Later in life and after his death, Hoover became a controversial figure as evidence of his secretive abuses of power began to surface. He was found to have exceeded the jurisdiction of the FBI, and to have used the FBI to harass political dissenters and activists, to amass secret files on political leaders, and to collect evidence using illegal methods. Hoover consequently amassed a great deal of power and was in a position to intimidate and threaten sitting presidents. According to biographer Kenneth Ackerman, the notion that Hoover's secret files kept presidents from firing him is a myth. However, Richard Nixon was recorded as stating in 1971 that one of the reasons he did not fire Hoover was that he was afraid of reprisals against him from Hoover.
According to President Harry S. Truman, Hoover transformed the FBI into his private secret police force. Truman stated: "we want no Gestapo or secret police. The FBI is tending in that direction. They are dabbling in sex-life scandals and plain blackmail. J. Edgar Hoover would give his right eye to take over, and all congressmen and senators are afraid of him."
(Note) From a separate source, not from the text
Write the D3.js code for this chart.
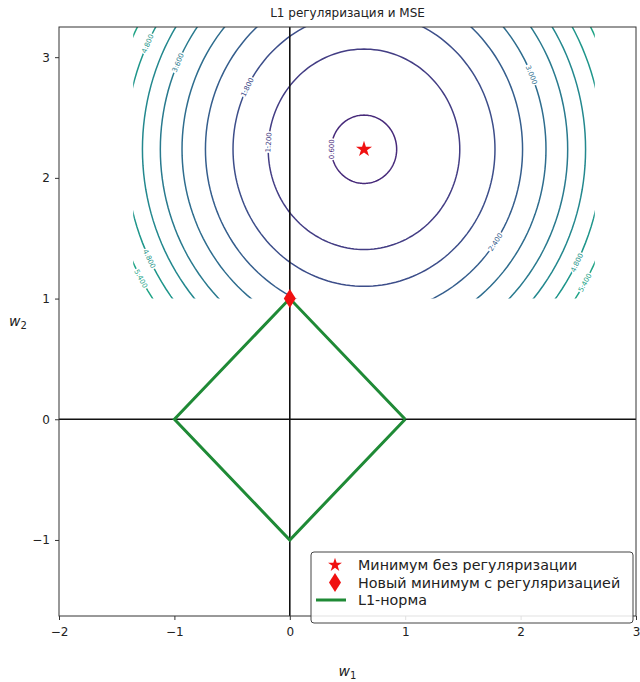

John Edgar Hoover was born on New Year's Day 1895 in Washington, D.C., to Anna Marie (née Scheitlin; 1860–1938), who was of Swiss-German descent, and Dickerson Naylor Hoover, Sr. (1856–1921), who was of English and German ancestry. Hoover's maternal great-uncle, John Hitz, was a Swiss honorary consul general to the United States. He was the closest to his mother in the family, who was the family's moral guide and disciplinarian. Hoover did not have a birth certificate filed upon his birth, although it was required in 1895 Washington. Two of his siblings had certificates, but Hoover's was not filed until 1938 when he was 43.